On March 30, 2023, Francis repudiated the “Doctrine of Discovery”: a set of ideas the Spanish and Portuguese, in particular, used to justify seizing land they had “discovered” and colonizing Indigenous people in the the land they came to call the Americas. The Vatican’s statement not only rejected the doctrine, but also apologized for historical atrocities carried out by Christians and affirmed the rights and cultural values of Indigenous peoples.

The repudiation can hardly undo centuries of oppressing Indigenous people and stealing their lands.

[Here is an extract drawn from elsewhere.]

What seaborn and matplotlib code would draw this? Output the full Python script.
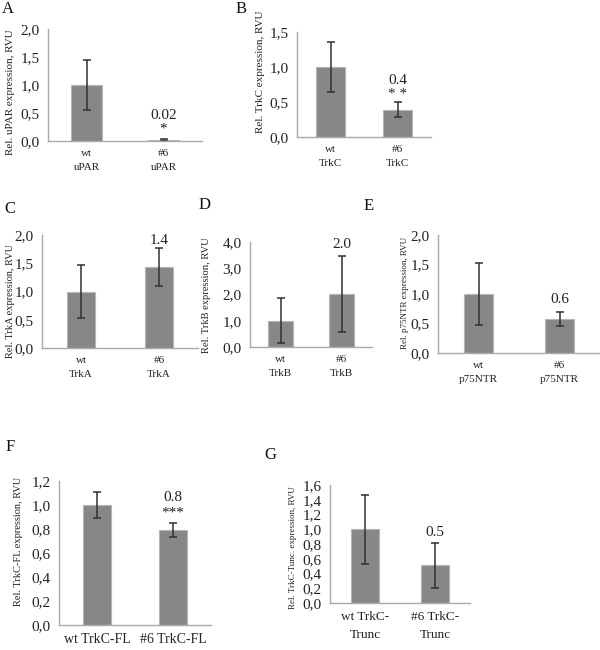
import pandas as pd
import matplotlib
matplotlib.use("Agg")
import matplotlib.pyplot as plt
import seaborn as sns
from matplotlib.ticker import MultipleLocator, FuncFormatter

sns.set_style("white")
plt.rcParams['font.family'] = ['Liberation Serif', 'DejaVu Serif']

# panel data: category labels, means, errors, annotations
letters = ["A", "B", "C", "D", "E", "F", "G"]
cats = [
    ["wt\nuPAR", "#6\nuPAR"],
    ["wt\nTrkC", "#6\nTrkC"],
    ["wt\nTrkA", "#6\nTrkA"],
    ["wt\nTrkB", "#6\nTrkB"],
    ["wt\np75NTR", "#6\np75NTR"],
    ["wt TrkC-FL", "#6 TrkC-FL"],
    ["wt TrkC-\nTrunc", "#6 TrkC-\nTrunc"],
]
means = [
    [1.0, 0.02],
    [1.0, 0.39],
    [1.0, 1.43],
    [1.0, 2.02],
    [1.0, 0.57],
    [1.0, 0.79],
    [1.0, 0.51],
]
errs = [
    [0.44, 0.02],
    [0.36, 0.11],
    [0.47, 0.34],
    [0.85, 1.43],
    [0.53, 0.12],
    [0.11, 0.06],
    [0.47, 0.31],
]
ylabels = [
    "Rel. uPAR expression, RVU",
    "Rel. TrkC expression, RVU",
    "Rel. TrkA expression, RVU",
    "Rel. TrkB expression, RVU",
    "Rel. p75NTR expression, RVU",
    "Rel. TrkC-FL expression, RVU",
    "Rel. TrkC-Tunc. expression, RVU",
]
ymax = [2.0, 1.5, 2.0, 4.0, 2.0, 1.2, 1.6]
ystep = [0.5, 0.5, 0.5, 1.0, 0.5, 0.2, 0.2]
# (text, y value) above the #6 bar
notes = [
    [("0.02", 0.46), ("*", 0.22)],
    [("0.4", 0.81), ("* *", 0.61)],
    [("1.4", 1.91)],
    [("2.0", 3.89)],
    [("0.6", 0.90)],
    [("0.8", 1.06), ("***", 0.93)],
    [("0.5", 0.96)],
]

# layout in pixels: left, right, top, bottom of axes; letter position; font sizes
boxes = [
    (48, 202, 29, 141), (297, 431, 32, 137), (42, 198, 235, 348),
    (250, 372, 242, 347), (438, 600, 235, 353), (59, 211, 481, 625),
    (330, 470, 485, 603),
]
letter_pos = [(2, 9), (236, 9), (4, 209), (199, 205), (364, 206), (6, 447), (264, 455)]
ylab_size = [8, 8, 7.5, 7.6, 6.5, 7.5, 6.5]
ylab_xy = [(-0.214, 0.44), (-0.24, 0.62), (-0.173, 0.42), (-0.32, 0.49),
           (-0.18, 0.51), (-0.237, 0.58), (-0.236, 0.47)]
xlab_size = [8, 8, 8, 8, 8, 10, 9.5]
bar_w = [0.39, 0.42, 0.36, 0.4, 0.36, 0.38, 0.4]

W, H = 600, 650
fig = plt.figure(figsize=(6, 6.5), dpi=100)

for i in range(7):
    l, r, t, b = boxes[i]
    ax = fig.add_axes([l / W, 1 - b / H, (r - l) / W, (b - t) / H])
    df = pd.DataFrame({"group": cats[i], "value": means[i]})
    sns.barplot(data=df, x="group", y="value", color="#878787", width=bar_w[i],
                errorbar=None, saturation=1, edgecolor="#b5b5b5", linewidth=0.8, ax=ax)
    ax.errorbar(range(2), means[i], yerr=errs[i], fmt="none", ecolor="#303030",
                elinewidth=1.1, capsize=3, capthick=1.1)
    for txt, yv in notes[i]:
        ax.text(1, yv, txt, ha="center", va="center", fontsize=11, color="#222222")

    ax.set_xlim(-0.5, 1.5)
    ax.set_ylim(0, ymax[i])
    ax.yaxis.set_major_locator(MultipleLocator(ystep[i]))
    ax.yaxis.set_major_formatter(FuncFormatter(lambda v, p: f"{v:.1f}".replace(".", ",")))
    ax.set_xticks([-0.5, 0.5, 1.5])
    ax.set_xticklabels([])
    ax.set_xticks([0, 1], minor=True)
    ax.set_xticklabels(cats[i], minor=True, fontsize=xlab_size[i], color="#222222",
                       linespacing=1.6)
    ax.tick_params(axis="x", which="major", length=4, color="#aaaaaa", direction="out")
    ax.tick_params(axis="x", which="minor", length=0, pad=6)
    ax.tick_params(axis="y", length=4, color="#aaaaaa", direction="out",
                   labelsize=11, labelcolor="#222222", pad=2)
    ax.set_xlabel("")
    ax.set_ylabel(ylabels[i], fontsize=ylab_size[i], color="#222222")
    ax.yaxis.set_label_coords(*ylab_xy[i])
    sns.despine(ax=ax)
    for s in ["left", "bottom"]:
        ax.spines[s].set_color("#aaaaaa")
        ax.spines[s].set_linewidth(1.0)
    ax.set_facecolor("none")

    fig.text(letter_pos[i][0] / W, 1 - letter_pos[i][1] / H, letters[i],
             fontsize=12, va="center", ha="left", color="#111111")

fig.savefig("out.png", dpi=100, facecolor="white")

Yet the statement is monumental in ways that signal cultural and political shifts within the Catholic Church. It recognized decades of work by Indigenous Catholics to demand that their very own church respect their history, culture and faith – a focus of my work as a historian of Mexico and religion.

The Doctrine of Discovery has its roots in 15th century papal documents, called “papal bulls,” which were issued amid Spain’s and Portugal’s colonial expansion in Africa and the recently “discovered” Americas.

Inter Caetera,” for example, which was issued in 1493, drew a line 100 leagues, or around 350 miles, to the west of the Azores and Cape Verde in the Atlantic Ocean. The document declared that all lands west of that line were free to be discovered, colonized and Christianized by the Kingdoms of Castile and León – modern-day Spain.

In other words, the Catholic Church gave Spain a monopoly on the New World, on the condition that the natives be converted to Christianity. Soon after, however, Spain and Portugal negotiated the Treaty of Tordesillas, settling Portuguese claims over modern-day Brazil.

 

More broadly, the Doctrine of Discovery shaped European kingdoms’ approach to colonizing the Americas, Asia and Africa. It was, simply put, the legal foundation of their claims over non-Christian peoples and territories.

Three centuries later, the Supreme Court of the newly independent United States cited the doctrine in a significant decision, Johnson v. McIntosh. According to this 1823 ruling, Indigenous peoples had no permanent right to the territory they lived on.

Despite forced Christianization, church leaders repeatedly despaired that Indigenous Latin Americans had not fully become Catholic. The Spanish reluctantly tolerated Indigenous Catholic practices, such as worshipping the Virgin of Guadalupe, an apparition of Mary in Mexico, and associating her with the Nahuátl mother goddess, Tonantzin. They reasoned that the Indigenous were novice Christians who would learn in time – an attitude that persisted for centuries.

The Catholic Church addressed multicultural questions in the 1960s, during the Second Vatican Council. Over four years, in thousands of hours of meetings and consultations, the church embarked on its first major reforms in centuries.